◆ **TO DO**
Retype the run of lines that opens with the line containing "Write a Python" and closes with the line containing "ax.bar(x, reduction, width=0.68, color='black', zorder=2)", exactly and inclusively, but skip the pictures.

[Records with drawing code]
- - -

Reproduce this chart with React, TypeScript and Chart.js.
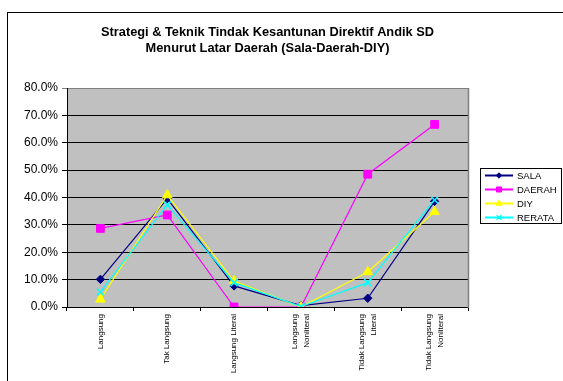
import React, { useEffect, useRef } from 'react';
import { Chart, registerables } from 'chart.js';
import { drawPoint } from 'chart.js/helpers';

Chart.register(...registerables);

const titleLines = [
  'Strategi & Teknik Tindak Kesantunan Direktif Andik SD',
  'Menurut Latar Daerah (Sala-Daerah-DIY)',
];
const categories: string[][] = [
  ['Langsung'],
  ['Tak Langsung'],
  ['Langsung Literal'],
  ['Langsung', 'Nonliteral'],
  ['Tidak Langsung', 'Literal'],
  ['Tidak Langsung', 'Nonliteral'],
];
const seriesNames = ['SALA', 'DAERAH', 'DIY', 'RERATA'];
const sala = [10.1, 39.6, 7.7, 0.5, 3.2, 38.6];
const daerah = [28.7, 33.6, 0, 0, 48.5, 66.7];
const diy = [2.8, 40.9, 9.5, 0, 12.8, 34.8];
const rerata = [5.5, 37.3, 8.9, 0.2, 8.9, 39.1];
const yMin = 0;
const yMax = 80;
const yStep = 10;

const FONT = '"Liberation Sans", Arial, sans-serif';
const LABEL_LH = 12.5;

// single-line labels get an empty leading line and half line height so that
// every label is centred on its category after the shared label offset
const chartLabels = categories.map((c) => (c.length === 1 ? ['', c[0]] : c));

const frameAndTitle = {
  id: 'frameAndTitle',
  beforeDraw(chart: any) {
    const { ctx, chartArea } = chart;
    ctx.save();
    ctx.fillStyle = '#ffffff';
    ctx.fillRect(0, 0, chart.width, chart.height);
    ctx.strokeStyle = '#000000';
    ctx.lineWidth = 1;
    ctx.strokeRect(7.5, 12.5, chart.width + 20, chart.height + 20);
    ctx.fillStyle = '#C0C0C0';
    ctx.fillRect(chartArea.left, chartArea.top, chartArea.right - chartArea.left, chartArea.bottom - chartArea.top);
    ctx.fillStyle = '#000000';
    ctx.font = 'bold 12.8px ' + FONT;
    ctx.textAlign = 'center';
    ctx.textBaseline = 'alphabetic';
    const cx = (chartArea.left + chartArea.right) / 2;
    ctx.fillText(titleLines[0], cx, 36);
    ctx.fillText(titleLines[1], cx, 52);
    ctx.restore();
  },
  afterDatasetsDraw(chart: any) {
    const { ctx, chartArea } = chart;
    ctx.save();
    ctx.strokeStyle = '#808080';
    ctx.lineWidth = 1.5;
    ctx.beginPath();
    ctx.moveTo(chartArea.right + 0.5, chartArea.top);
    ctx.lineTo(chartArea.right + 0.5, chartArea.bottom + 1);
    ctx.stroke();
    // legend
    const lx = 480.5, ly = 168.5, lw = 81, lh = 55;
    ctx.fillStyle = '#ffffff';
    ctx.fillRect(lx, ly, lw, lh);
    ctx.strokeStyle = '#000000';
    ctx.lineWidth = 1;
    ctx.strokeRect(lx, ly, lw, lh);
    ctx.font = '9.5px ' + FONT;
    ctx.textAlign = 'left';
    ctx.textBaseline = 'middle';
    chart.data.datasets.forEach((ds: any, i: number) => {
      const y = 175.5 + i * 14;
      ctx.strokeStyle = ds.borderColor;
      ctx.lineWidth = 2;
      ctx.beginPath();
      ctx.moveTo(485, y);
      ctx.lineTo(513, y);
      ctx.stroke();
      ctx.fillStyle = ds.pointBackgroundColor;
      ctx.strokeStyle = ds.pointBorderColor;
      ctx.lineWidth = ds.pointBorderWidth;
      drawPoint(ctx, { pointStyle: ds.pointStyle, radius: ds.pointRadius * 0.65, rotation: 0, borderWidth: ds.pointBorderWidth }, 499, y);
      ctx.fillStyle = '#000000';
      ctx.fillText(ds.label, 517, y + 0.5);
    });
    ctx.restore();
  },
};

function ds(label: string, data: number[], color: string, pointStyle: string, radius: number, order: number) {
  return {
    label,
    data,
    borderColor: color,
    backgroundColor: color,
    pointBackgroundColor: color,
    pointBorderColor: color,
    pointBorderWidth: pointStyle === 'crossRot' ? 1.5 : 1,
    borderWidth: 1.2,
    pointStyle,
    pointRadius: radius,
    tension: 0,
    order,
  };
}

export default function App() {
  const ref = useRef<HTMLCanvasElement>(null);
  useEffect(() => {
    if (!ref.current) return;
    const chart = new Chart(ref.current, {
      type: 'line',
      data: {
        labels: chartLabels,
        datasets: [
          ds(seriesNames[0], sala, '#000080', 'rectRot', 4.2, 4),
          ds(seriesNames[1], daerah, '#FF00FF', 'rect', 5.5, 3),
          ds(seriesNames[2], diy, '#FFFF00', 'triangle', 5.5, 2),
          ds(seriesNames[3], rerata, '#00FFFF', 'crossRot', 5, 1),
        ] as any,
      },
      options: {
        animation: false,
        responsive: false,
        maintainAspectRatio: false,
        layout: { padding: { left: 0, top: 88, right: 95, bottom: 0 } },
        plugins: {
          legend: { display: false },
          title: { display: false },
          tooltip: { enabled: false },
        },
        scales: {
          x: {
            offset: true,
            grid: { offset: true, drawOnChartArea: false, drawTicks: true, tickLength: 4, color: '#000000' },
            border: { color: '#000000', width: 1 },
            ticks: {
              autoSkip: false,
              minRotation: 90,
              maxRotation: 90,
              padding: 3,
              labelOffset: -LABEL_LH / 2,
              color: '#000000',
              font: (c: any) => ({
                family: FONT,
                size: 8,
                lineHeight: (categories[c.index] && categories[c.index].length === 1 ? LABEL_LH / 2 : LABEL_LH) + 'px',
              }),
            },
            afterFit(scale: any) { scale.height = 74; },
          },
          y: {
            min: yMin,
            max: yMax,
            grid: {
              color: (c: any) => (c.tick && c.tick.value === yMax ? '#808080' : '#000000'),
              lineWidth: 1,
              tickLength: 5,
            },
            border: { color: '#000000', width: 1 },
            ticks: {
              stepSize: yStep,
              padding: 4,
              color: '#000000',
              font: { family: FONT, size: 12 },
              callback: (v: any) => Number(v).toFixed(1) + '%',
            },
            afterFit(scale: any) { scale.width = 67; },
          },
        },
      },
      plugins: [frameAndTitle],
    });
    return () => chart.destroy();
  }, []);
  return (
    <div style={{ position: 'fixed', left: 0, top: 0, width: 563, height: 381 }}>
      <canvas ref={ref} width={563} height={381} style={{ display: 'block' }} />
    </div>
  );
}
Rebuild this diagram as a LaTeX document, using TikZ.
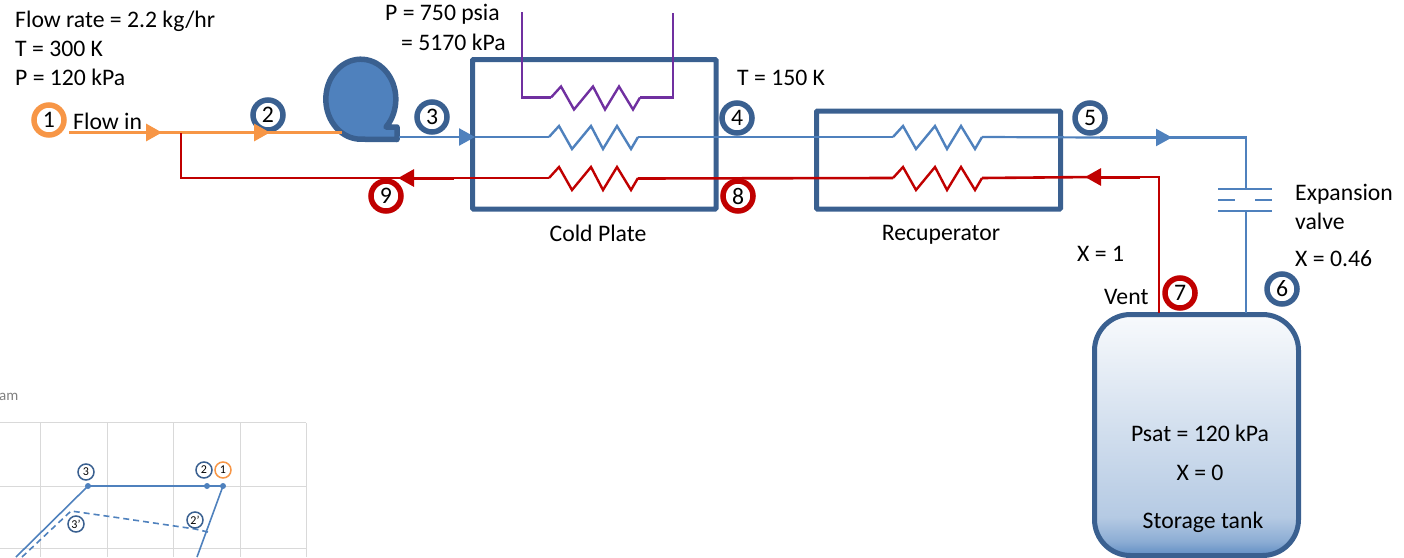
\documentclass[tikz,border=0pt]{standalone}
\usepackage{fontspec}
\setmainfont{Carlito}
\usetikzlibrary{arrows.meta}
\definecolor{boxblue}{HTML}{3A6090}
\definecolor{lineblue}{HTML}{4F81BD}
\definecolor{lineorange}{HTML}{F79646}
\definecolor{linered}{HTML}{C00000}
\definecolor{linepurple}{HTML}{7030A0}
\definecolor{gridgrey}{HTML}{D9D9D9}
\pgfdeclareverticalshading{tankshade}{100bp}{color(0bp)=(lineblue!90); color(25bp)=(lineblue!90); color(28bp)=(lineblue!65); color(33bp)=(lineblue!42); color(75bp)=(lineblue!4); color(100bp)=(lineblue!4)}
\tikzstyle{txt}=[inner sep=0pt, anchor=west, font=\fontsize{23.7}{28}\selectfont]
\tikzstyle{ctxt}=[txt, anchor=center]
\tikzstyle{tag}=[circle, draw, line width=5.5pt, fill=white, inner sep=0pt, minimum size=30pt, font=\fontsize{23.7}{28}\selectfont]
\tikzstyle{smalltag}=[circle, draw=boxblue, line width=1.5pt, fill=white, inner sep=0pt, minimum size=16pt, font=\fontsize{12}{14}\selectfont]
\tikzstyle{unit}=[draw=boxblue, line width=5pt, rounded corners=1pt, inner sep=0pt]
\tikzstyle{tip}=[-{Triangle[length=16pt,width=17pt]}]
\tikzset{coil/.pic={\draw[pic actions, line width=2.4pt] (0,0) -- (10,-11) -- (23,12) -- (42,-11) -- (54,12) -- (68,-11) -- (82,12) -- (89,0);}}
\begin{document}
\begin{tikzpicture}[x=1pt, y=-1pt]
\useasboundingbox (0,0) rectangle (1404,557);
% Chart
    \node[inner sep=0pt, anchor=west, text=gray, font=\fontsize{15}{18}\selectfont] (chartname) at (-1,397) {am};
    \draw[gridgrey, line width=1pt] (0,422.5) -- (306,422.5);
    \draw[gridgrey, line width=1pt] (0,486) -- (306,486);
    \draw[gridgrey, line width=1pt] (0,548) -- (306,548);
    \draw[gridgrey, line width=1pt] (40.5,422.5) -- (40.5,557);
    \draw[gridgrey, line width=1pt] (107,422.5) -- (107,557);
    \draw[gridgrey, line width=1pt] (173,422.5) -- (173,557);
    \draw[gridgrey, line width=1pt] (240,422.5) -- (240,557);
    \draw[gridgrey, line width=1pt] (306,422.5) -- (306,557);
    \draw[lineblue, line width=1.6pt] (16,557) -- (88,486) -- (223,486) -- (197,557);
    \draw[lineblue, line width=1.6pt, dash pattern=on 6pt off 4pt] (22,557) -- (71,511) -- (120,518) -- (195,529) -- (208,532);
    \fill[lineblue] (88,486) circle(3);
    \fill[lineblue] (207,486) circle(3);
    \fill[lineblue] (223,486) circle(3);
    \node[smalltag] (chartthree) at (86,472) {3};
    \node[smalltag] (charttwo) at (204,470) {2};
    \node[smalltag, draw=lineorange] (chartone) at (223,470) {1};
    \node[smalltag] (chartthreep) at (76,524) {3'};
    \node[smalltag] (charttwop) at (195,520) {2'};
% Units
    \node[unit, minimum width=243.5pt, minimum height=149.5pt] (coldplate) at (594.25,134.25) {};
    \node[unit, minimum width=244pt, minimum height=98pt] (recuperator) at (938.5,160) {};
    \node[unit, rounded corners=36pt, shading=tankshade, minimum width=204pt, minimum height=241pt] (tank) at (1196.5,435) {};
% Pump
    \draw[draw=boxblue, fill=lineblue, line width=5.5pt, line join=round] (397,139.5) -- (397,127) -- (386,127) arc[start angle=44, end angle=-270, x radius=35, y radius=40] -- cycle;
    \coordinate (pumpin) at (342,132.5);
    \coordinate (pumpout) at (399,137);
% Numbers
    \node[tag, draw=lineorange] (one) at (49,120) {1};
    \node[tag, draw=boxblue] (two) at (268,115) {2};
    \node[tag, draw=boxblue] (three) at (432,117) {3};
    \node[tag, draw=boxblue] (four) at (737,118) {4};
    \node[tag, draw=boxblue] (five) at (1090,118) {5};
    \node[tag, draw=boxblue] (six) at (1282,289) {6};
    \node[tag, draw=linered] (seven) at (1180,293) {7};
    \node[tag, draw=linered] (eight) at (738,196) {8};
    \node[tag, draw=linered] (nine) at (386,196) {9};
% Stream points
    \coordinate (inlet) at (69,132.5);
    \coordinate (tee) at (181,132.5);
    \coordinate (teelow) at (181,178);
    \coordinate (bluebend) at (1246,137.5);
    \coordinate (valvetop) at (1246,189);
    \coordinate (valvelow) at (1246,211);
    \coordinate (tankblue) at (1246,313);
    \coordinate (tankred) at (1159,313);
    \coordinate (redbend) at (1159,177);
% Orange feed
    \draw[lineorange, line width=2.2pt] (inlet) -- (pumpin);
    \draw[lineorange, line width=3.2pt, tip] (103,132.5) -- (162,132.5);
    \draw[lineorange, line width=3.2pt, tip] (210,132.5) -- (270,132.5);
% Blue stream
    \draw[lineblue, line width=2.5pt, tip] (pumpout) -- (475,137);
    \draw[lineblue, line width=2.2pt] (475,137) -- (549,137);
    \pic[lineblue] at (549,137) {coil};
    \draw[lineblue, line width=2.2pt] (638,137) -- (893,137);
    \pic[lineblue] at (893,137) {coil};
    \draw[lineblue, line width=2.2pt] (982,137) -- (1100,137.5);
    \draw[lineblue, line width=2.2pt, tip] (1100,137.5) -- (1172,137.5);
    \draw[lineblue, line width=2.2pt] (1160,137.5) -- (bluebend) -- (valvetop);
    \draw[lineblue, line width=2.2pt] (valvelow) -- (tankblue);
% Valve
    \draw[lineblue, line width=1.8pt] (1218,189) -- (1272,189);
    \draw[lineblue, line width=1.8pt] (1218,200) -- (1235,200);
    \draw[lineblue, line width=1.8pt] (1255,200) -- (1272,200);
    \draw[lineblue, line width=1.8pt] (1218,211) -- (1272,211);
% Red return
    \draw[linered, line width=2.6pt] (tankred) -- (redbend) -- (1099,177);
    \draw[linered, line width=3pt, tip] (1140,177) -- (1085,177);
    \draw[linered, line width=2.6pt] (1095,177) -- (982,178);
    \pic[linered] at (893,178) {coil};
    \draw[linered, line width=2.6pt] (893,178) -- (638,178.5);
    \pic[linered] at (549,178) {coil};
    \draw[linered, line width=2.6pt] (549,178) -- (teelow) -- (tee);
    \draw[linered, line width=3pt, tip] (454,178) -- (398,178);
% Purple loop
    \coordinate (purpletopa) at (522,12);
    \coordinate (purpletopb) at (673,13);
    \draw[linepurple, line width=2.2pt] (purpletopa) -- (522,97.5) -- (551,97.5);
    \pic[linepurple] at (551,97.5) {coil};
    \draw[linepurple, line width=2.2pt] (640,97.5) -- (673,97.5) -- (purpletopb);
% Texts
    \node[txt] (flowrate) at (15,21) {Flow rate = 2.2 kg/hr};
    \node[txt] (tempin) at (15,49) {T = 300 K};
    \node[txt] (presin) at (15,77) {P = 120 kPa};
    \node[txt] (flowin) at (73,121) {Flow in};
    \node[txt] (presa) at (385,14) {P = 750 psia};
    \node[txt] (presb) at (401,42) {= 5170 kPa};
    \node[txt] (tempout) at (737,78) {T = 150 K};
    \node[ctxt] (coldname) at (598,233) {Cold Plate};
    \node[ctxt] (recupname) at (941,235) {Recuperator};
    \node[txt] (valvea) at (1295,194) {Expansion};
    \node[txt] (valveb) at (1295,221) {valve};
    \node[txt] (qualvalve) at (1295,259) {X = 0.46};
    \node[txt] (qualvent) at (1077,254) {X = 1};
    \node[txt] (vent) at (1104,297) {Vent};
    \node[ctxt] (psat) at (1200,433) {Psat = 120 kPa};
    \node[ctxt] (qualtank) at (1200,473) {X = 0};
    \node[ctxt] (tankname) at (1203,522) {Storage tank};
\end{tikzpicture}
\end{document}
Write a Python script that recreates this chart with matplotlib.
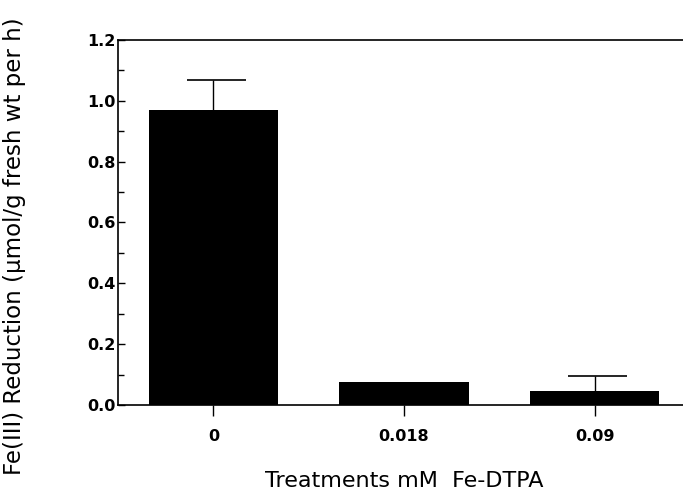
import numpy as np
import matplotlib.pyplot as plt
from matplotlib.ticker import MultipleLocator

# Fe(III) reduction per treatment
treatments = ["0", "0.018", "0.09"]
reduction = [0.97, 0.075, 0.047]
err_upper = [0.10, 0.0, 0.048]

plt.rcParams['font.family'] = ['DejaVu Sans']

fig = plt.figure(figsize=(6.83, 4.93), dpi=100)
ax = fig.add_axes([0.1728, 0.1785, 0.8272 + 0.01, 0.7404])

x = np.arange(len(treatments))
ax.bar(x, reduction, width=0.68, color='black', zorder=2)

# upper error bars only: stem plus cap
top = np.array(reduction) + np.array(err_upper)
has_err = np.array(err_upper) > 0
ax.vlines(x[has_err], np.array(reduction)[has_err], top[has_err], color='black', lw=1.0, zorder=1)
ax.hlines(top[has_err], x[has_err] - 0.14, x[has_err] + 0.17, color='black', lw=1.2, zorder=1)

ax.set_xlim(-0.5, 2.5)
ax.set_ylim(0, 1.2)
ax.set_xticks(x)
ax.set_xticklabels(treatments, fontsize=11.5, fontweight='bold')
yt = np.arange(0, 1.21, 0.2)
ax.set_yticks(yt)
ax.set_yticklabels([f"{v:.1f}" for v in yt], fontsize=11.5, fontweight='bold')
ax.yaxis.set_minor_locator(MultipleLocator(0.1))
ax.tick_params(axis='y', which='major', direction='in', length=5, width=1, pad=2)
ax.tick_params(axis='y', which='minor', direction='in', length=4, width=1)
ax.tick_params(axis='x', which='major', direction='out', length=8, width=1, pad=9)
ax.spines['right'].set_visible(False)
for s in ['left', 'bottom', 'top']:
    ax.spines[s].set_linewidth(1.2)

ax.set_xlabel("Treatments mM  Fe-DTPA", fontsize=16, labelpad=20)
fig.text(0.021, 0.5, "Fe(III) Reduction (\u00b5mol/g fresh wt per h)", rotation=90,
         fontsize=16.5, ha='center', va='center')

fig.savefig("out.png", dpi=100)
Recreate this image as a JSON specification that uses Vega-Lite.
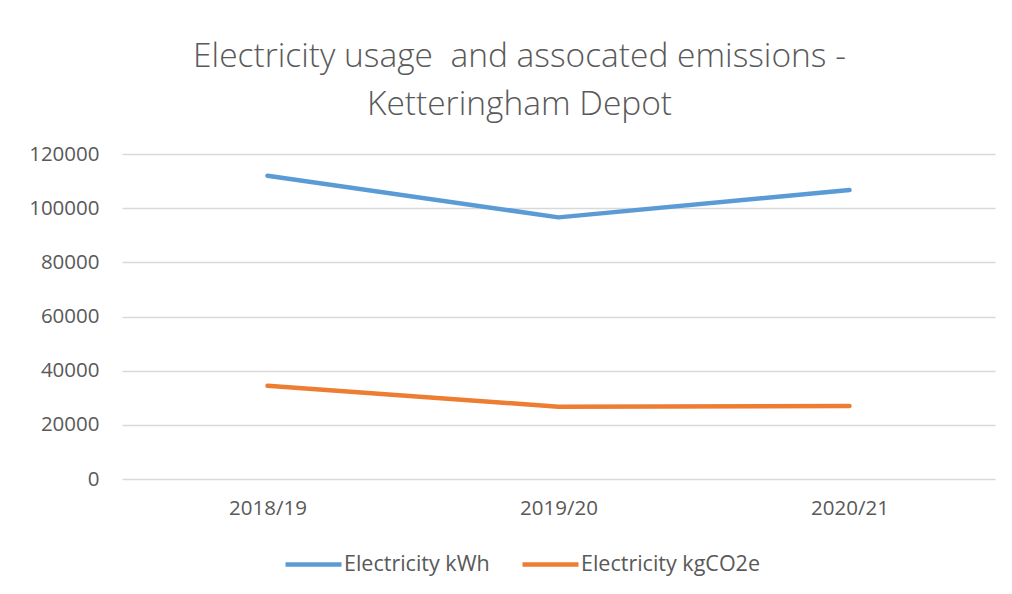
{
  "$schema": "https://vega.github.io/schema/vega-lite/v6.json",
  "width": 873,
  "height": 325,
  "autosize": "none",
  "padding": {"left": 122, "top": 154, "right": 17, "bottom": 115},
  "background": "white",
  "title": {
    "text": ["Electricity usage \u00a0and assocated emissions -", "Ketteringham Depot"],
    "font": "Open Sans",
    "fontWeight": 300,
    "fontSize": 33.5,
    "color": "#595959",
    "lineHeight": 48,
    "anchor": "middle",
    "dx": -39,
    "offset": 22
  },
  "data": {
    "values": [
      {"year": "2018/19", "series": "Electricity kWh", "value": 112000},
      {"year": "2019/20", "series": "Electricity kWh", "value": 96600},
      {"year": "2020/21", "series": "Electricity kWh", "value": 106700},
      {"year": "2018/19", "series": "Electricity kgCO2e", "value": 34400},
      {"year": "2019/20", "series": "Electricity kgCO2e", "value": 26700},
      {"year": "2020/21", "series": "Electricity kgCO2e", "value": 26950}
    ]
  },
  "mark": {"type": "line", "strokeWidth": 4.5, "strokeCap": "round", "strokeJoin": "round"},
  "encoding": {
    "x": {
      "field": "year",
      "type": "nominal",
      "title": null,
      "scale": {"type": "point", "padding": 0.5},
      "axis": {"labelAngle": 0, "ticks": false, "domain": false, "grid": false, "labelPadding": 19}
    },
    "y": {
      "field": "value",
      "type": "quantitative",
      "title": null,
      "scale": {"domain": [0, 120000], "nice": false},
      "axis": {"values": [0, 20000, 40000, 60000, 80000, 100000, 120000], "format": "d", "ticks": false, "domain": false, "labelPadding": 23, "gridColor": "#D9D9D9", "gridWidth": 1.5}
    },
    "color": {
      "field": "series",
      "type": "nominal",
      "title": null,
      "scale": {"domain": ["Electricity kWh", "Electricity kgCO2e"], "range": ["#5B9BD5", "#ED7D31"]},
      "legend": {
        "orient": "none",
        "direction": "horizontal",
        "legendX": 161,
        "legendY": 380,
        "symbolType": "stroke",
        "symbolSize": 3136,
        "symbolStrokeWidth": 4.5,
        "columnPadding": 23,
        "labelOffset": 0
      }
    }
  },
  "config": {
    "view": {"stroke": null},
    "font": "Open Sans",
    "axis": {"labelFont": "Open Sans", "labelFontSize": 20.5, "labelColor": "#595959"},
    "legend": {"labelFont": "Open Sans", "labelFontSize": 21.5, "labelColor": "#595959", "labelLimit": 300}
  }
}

- - -

◆ **THE SOLUTION**
Write a Python script that recreates this chart with matplotlib.
import numpy as np
import matplotlib.pyplot as plt
from matplotlib.ticker import MultipleLocator

# Fe(III) reduction per treatment
treatments = ["0", "0.018", "0.09"]
reduction = [0.97, 0.075, 0.047]
err_upper = [0.10, 0.0, 0.048]

plt.rcParams['font.family'] = ['DejaVu Sans']

fig = plt.figure(figsize=(6.83, 4.93), dpi=100)
ax = fig.add_axes([0.1728, 0.1785, 0.8272 + 0.01, 0.7404])

x = np.arange(len(treatments))
ax.bar(x, reduction, width=0.68, color='black', zorder=2)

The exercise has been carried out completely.